=== To be done ===
Below are some records. Retype exactly the lines from the one containing "Generate a component" through the one containing "XAxis, YAxis, CartesianGrid", both included, skipping every picture.

=== Materials provided ===
****************************************

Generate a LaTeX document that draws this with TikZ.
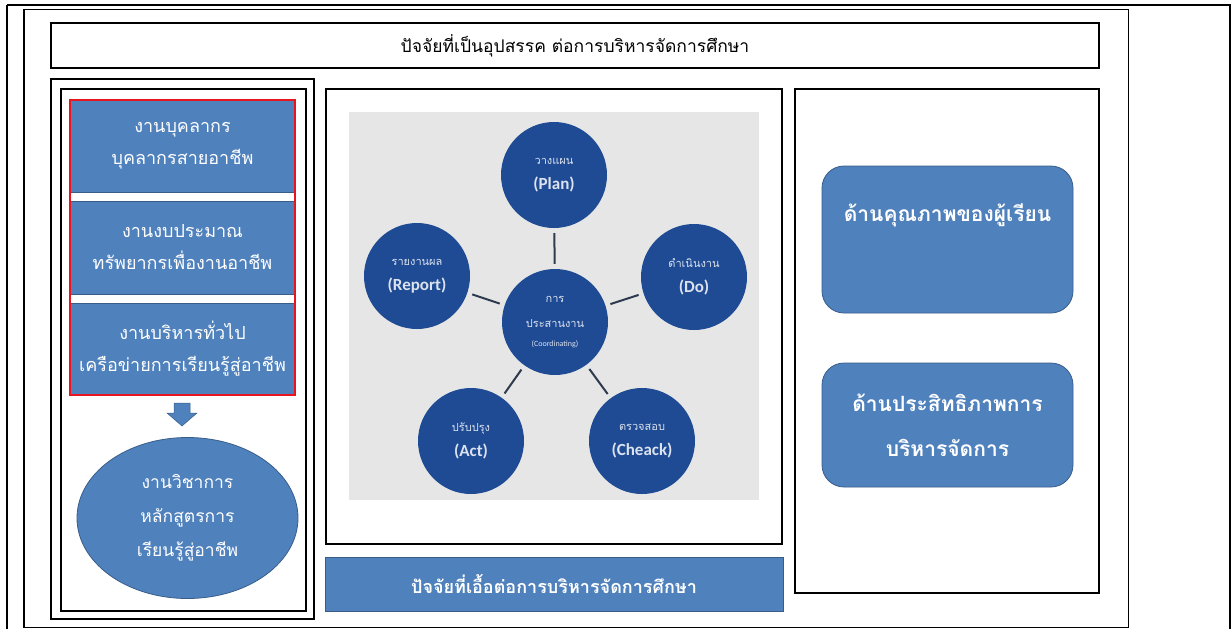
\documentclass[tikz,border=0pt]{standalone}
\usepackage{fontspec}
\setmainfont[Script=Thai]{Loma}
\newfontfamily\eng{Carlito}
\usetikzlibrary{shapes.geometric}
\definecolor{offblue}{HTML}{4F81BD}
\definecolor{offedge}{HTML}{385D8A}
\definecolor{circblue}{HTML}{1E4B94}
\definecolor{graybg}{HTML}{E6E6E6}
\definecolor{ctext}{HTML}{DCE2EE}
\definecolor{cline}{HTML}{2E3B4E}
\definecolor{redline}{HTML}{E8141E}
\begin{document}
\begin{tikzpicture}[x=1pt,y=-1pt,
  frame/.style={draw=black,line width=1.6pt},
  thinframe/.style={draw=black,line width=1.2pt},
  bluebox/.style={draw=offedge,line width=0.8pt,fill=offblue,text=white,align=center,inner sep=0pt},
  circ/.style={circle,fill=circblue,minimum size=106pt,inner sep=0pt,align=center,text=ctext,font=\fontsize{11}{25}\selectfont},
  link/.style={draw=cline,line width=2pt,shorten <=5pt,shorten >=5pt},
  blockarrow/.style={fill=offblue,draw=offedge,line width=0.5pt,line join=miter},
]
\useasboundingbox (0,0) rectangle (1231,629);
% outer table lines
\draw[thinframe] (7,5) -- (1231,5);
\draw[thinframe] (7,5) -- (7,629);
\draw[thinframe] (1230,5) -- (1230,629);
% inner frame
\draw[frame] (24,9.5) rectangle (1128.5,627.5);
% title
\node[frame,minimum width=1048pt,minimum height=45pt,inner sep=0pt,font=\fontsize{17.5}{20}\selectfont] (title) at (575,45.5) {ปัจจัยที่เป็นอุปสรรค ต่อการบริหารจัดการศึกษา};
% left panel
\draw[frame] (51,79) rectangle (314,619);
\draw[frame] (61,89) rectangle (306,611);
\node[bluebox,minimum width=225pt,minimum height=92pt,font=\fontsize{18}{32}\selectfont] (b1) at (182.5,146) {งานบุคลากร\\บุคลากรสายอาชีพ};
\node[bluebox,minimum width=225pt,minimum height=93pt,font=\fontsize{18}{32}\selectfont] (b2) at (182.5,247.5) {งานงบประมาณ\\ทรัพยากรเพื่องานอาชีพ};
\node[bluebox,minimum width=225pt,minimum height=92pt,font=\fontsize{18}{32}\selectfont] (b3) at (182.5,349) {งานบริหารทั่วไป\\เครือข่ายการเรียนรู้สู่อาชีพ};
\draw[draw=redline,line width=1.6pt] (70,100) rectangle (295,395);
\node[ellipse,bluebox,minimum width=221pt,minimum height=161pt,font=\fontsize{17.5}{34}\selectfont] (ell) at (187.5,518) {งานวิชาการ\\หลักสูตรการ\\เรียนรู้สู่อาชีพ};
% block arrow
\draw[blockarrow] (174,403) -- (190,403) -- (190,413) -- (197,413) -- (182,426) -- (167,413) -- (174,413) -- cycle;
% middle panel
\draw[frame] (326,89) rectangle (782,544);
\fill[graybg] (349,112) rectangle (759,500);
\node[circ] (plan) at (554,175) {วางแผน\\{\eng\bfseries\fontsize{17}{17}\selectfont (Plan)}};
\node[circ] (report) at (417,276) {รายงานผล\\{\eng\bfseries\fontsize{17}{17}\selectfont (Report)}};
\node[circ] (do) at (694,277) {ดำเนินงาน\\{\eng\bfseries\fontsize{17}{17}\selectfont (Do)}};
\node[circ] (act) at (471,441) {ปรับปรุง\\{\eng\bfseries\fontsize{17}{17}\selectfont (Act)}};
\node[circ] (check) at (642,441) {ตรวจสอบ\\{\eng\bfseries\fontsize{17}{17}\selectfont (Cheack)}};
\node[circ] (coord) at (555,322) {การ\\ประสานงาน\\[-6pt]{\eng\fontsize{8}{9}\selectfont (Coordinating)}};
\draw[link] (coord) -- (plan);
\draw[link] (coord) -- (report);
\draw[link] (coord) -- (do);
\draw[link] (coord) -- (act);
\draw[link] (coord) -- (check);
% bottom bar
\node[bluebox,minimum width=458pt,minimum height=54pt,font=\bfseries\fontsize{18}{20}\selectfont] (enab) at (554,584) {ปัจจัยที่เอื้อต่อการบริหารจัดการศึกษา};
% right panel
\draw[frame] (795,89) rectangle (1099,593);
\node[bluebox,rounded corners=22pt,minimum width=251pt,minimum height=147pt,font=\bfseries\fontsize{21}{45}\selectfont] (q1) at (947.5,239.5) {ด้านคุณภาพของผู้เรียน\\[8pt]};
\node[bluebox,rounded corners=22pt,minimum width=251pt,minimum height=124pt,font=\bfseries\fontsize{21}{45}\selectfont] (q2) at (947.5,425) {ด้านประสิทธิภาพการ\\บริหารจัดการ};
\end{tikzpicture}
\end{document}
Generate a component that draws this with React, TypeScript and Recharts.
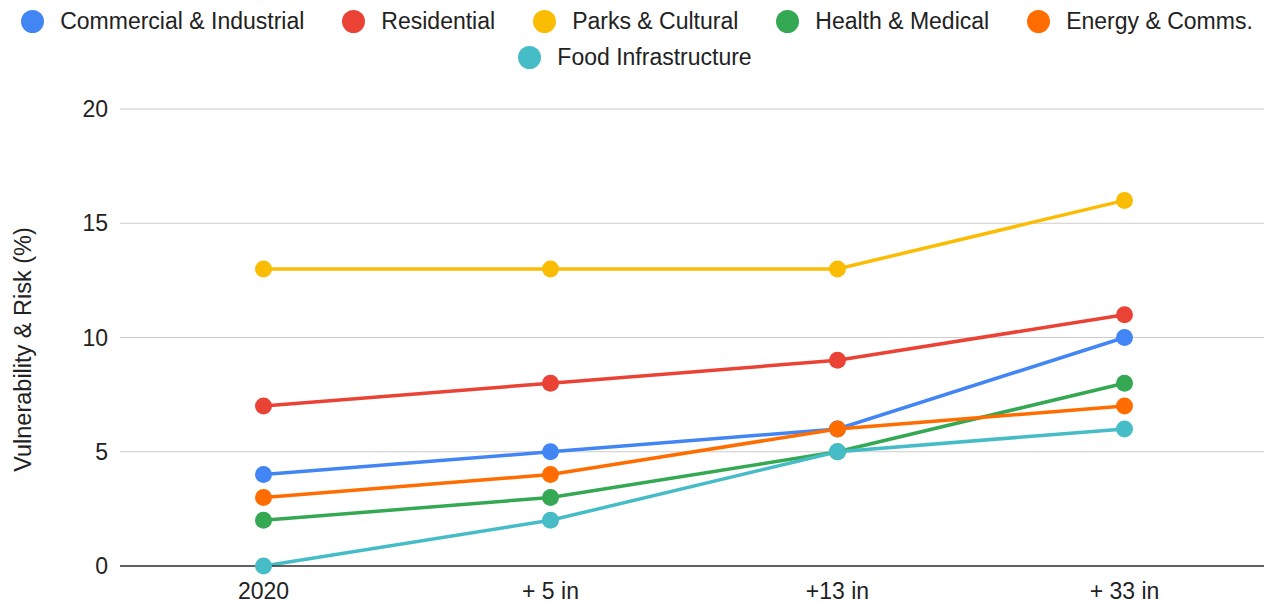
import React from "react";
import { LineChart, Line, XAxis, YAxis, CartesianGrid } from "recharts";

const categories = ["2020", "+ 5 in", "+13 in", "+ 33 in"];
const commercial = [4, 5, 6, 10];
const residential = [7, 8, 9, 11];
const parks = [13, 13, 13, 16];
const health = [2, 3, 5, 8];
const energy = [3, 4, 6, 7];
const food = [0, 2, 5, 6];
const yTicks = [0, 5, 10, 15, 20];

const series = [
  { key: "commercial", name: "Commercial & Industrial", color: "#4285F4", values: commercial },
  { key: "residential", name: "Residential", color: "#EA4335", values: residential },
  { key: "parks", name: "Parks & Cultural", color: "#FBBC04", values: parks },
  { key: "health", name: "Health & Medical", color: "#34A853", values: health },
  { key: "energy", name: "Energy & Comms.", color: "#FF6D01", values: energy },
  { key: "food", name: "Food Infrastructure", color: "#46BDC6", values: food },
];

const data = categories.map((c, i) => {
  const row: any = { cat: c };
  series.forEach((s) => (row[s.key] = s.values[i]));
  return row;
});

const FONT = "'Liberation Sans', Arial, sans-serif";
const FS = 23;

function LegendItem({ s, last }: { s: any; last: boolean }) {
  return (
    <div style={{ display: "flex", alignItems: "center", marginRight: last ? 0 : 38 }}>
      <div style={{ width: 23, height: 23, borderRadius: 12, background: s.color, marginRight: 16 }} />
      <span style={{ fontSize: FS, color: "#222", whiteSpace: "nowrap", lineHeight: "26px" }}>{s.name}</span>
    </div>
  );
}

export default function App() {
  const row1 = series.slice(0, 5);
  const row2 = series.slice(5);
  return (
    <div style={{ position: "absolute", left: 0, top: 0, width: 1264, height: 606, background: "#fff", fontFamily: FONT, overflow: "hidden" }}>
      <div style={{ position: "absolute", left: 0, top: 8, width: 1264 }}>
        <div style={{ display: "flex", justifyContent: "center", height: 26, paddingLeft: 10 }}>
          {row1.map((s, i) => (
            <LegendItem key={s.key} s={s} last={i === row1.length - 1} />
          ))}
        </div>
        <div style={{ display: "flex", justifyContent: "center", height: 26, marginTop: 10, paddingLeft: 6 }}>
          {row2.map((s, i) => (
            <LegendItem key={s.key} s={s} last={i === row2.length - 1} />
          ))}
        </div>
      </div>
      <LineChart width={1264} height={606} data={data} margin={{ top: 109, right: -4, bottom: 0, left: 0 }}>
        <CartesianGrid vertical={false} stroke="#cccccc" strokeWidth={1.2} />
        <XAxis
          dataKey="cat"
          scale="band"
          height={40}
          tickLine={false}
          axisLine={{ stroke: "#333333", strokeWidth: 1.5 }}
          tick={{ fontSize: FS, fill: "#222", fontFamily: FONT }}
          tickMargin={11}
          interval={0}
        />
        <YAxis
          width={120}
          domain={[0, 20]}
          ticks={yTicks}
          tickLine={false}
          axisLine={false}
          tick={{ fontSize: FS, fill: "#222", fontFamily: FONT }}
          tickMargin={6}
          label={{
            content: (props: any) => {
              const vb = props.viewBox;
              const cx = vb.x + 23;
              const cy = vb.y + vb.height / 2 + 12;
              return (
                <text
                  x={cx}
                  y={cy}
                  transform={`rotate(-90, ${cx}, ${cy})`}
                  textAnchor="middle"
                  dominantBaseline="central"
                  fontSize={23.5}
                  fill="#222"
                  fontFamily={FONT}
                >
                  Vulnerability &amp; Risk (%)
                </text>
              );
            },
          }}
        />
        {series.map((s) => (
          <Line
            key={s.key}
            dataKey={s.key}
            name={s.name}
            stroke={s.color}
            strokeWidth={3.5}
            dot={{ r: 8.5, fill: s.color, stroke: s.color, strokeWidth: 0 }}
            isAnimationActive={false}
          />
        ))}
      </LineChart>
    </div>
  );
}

****************************************

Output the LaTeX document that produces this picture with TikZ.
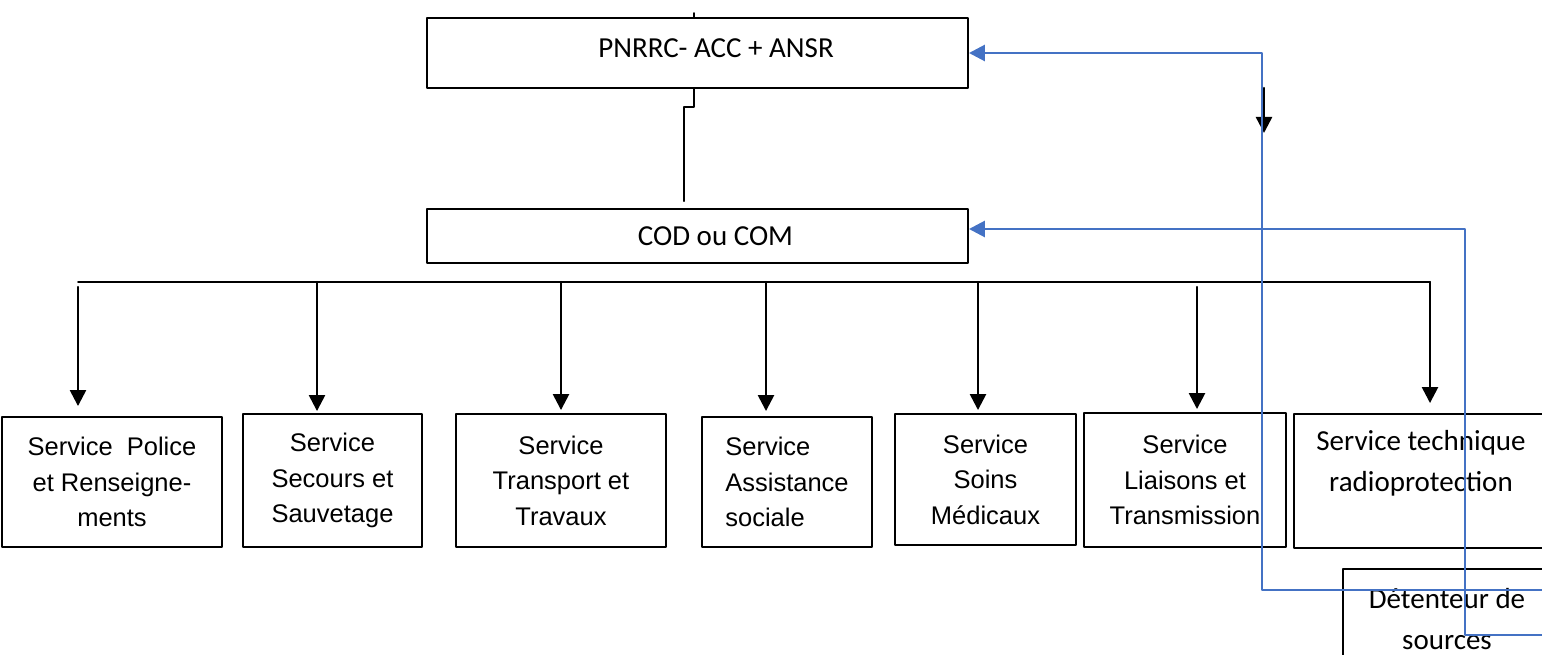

****************************************

=== Correct result ===
Generate a component that draws this with React, TypeScript and Recharts.
import React from "react";
import { LineChart, Line, XAxis, YAxis, CartesianGrid } from "recharts";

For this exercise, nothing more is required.